Well, it has not happened yet, but wait for it...
Here is a satellite photo (from NYTimes) that shows "Louisiana at Night". The bright white on the left shows the State as it normally is at night. The one of the right shows it on August 15, 2016.
Notice the lack of electricity where it used to be plentiful? Many areas have gone dark. Devastation.
When damage is done to property, private or public, it has to be repaired or rebuilt. This will necessitate new/current purchases of goods and services.
This adds to Gross Domestic Product (GDP). It looks like the economy is humming along.
But GDP accounting must include a subtraction to account for what was lost, right? The added purchases are simply making us whole again, right?
Nope. GDP includes only "new goods and services" purchased.

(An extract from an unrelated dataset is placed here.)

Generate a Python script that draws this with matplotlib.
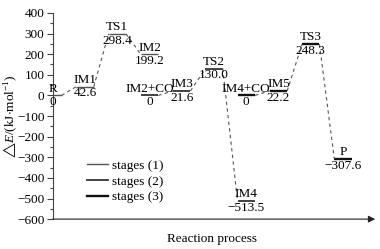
import matplotlib
matplotlib.use('Agg')
import matplotlib.pyplot as plt
from matplotlib.ticker import MultipleLocator

plt.rcParams['font.family'] = ['Liberation Serif', 'DejaVu Sans']
plt.rcParams['mathtext.fontset'] = 'custom'
plt.rcParams['mathtext.rm'] = 'Liberation Serif'
plt.rcParams['mathtext.it'] = 'Liberation Serif:italic'
plt.rcParams['mathtext.fallback'] = 'stix'
plt.rcParams['axes.unicode_minus'] = True

# data
names = ['R', 'IM1', 'TS1', 'IM2', 'IM2+CO', 'IM3', 'TS2', 'IM4', 'IM4+CO', 'IM5', 'TS3', 'P']
energies = [0, 42.6, 298.4, 199.2, 0, 21.6, 130.0, -513.5, 0, 22.2, 248.3, -307.6]
values = ['0', '42.6', '298.4', '199.2', '0', '21.6', '130.0', '\u2212513.5', '0', '22.2', '248.3', '\u2212307.6']
steps = [0, 1, 2, 3, 3, 4, 5, 6, 6, 7, 8, 9]
stages = [1, 1, 1, 1, 2, 2, 2, 2, 3, 3, 3, 3]
stage_labels = ['stages (1)', 'stages (2)', 'stages (3)']

styles = {1: ('#555555', 1.0), 2: ('#333333', 1.3), 3: ('#111111', 1.7)}
hw = 0.27
fs = 9.5

fig = plt.figure(figsize=(3.8, 2.49), dpi=100)
ax = fig.add_axes([0.139, 0.12, 0.84, 0.828])

for i in range(len(names)):
    c, lw = styles[stages[i]]
    x, e = steps[i], energies[i]
    ax.plot([x - hw, x + hw], [e, e], color=c, lw=lw, solid_capstyle='butt')
    ax.text(x, e + 4, names[i], ha='center', va='bottom', fontsize=fs)
    ax.text(x, e - 4, values[i], ha='center', va='top', fontsize=fs)
    if i > 0 and stages[i] == stages[i - 1]:
        ax.plot([steps[i - 1] + hw, x - hw], [energies[i - 1], e],
                color='#555555', lw=0.8, ls=(0, (3, 3)))

for s in (1, 2, 3):
    c, lw = styles[s]
    ax.plot([], [], color=c, lw=lw, label=stage_labels[s - 1])
ax.legend(loc='lower left', bbox_to_anchor=(0.07, 0.02), frameon=False,
          fontsize=fs, handlelength=1.6, handletextpad=0.3, labelspacing=0.25)

ax.set_xlim(0, 9.9)
ax.set_ylim(-600, 400)
ax.yaxis.set_major_locator(MultipleLocator(100))
ax.yaxis.set_minor_locator(MultipleLocator(50))
ax.tick_params(axis='y', which='major', length=4, width=0.8, labelsize=fs, pad=2, color='#444444')
ax.tick_params(axis='y', which='minor', length=2, width=0.8, color='#444444')
ax.set_xticks([])
for sp in ('top', 'right', 'bottom'):
    ax.spines[sp].set_visible(False)
ax.spines['left'].set_color('#444444')
ax.spines['left'].set_linewidth(0.8)

ax.annotate('', xy=(1.01, 0), xycoords='axes fraction', xytext=(0, 0),
            arrowprops=dict(arrowstyle='-|>', color='#222222', lw=0.8,
                            mutation_scale=10, shrinkA=0, shrinkB=0))

ax.set_ylabel(r'$\bigtriangleup E$/(kJ$\cdot$mol$^{-1}$)', fontsize=fs)
ax.yaxis.set_label_coords(-0.105, 0.5)
ax.set_xlabel('Reaction process', fontsize=fs, labelpad=10)

fig.savefig('out.png', dpi=100)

Now, businesses will sell less of some goods (demanded before the flood) and more of others (stuff to rebuild) so it could (not likely) come out even.
But you are likely to see a news report that suggests there is a "positive side" to this tragedy---employment and the buying of new stuff. DON'T BE FOOLED!!
"""From which, by generalizing, we arrive at this unexpected conclusion: "Society loses the value of objects unnecessarily destroyed," and at this aphorism, which will make the hair of the protectionists stand on end: "To break, to destroy, to dissipate is not to encourage national employment," or more briefly: "Destruction is not profitable."""" Bastiat.